_Problem description:_ Reproduce nothing but the lines from the start of the material through the line that includes "return verts, codes", both ends included, and omit every picture.
┌─ Data
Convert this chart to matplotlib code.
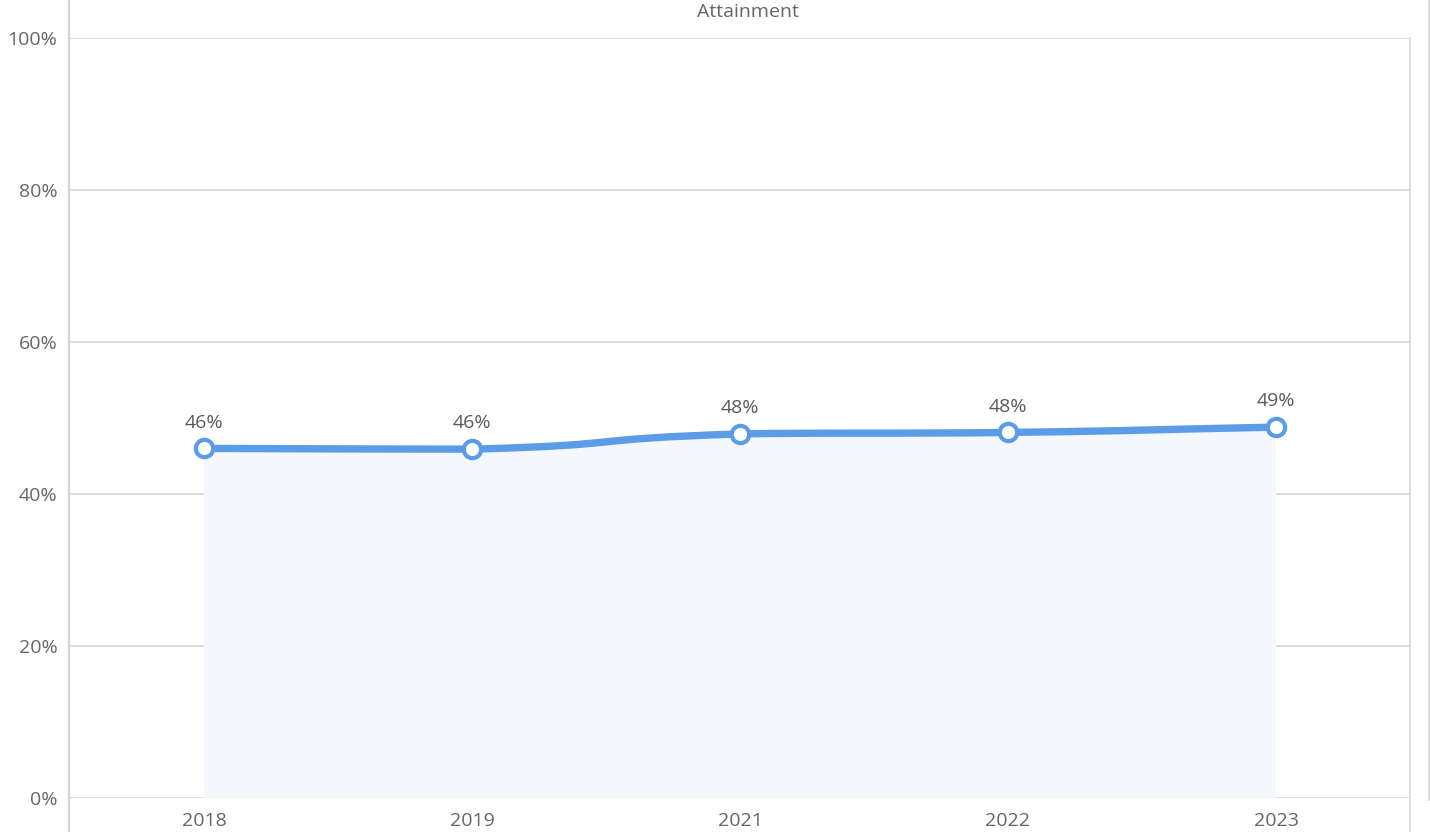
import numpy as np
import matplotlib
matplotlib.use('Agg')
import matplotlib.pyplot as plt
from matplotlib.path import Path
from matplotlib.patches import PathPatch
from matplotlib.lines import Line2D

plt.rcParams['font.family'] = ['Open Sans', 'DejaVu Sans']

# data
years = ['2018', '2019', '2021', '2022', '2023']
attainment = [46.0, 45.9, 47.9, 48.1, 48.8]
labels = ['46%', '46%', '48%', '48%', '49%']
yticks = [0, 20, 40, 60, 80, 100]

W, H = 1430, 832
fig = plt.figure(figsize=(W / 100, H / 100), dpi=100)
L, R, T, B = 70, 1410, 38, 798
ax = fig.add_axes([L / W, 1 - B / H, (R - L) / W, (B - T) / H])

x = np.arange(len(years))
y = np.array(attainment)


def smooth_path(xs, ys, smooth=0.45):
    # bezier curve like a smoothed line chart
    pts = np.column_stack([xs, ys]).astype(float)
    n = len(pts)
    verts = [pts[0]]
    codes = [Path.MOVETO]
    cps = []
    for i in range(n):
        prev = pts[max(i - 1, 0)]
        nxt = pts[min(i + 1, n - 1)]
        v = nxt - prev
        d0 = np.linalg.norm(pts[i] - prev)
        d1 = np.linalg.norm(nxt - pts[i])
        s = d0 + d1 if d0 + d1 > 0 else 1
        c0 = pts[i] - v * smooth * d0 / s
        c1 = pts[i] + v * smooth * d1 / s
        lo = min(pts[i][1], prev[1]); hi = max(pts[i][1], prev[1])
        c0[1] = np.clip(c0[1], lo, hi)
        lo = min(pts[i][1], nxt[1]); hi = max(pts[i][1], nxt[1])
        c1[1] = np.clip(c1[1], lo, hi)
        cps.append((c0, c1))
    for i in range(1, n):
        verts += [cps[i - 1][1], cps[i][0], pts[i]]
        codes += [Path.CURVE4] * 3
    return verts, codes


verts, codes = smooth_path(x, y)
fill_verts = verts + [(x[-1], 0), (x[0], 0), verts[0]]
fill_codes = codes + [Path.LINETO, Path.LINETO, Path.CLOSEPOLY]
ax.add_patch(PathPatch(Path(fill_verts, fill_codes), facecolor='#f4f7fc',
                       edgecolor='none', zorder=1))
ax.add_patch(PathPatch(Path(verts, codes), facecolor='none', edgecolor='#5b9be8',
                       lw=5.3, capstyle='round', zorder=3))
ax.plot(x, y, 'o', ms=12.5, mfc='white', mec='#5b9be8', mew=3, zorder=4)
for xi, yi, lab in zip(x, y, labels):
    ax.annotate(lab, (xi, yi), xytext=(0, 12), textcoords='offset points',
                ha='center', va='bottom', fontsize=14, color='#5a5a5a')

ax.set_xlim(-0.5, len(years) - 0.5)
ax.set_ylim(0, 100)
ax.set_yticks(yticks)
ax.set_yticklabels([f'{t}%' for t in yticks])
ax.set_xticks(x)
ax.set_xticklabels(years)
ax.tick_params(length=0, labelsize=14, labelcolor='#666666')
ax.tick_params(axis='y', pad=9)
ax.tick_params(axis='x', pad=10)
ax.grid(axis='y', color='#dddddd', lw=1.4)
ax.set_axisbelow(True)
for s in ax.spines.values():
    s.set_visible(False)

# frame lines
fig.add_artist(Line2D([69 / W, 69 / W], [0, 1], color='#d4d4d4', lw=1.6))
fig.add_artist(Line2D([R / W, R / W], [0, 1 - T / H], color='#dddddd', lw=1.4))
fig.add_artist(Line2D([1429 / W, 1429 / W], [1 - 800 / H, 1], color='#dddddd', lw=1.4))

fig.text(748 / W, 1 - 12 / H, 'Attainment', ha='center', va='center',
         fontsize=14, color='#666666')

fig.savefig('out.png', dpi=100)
└─
_Result for this exercise:_
Convert this chart to matplotlib code.
import numpy as np
import matplotlib
matplotlib.use('Agg')
import matplotlib.pyplot as plt
from matplotlib.path import Path
from matplotlib.patches import PathPatch
from matplotlib.lines import Line2D

plt.rcParams['font.family'] = ['Open Sans', 'DejaVu Sans']

# data
years = ['2018', '2019', '2021', '2022', '2023']
attainment = [46.0, 45.9, 47.9, 48.1, 48.8]
labels = ['46%', '46%', '48%', '48%', '49%']
yticks = [0, 20, 40, 60, 80, 100]

W, H = 1430, 832
fig = plt.figure(figsize=(W / 100, H / 100), dpi=100)
L, R, T, B = 70, 1410, 38, 798
ax = fig.add_axes([L / W, 1 - B / H, (R - L) / W, (B - T) / H])

x = np.arange(len(years))
y = np.array(attainment)


def smooth_path(xs, ys, smooth=0.45):
    # bezier curve like a smoothed line chart
    pts = np.column_stack([xs, ys]).astype(float)
    n = len(pts)
    verts = [pts[0]]
    codes = [Path.MOVETO]
    cps = []
    for i in range(n):
        prev = pts[max(i - 1, 0)]
        nxt = pts[min(i + 1, n - 1)]
        v = nxt - prev
        d0 = np.linalg.norm(pts[i] - prev)
        d1 = np.linalg.norm(nxt - pts[i])
        s = d0 + d1 if d0 + d1 > 0 else 1
        c0 = pts[i] - v * smooth * d0 / s
        c1 = pts[i] + v * smooth * d1 / s
        lo = min(pts[i][1], prev[1]); hi = max(pts[i][1], prev[1])
        c0[1] = np.clip(c0[1], lo, hi)
        lo = min(pts[i][1], nxt[1]); hi = max(pts[i][1], nxt[1])
        c1[1] = np.clip(c1[1], lo, hi)
        cps.append((c0, c1))
    for i in range(1, n):
        verts += [cps[i - 1][1], cps[i][0], pts[i]]
        codes += [Path.CURVE4] * 3
    return verts, codes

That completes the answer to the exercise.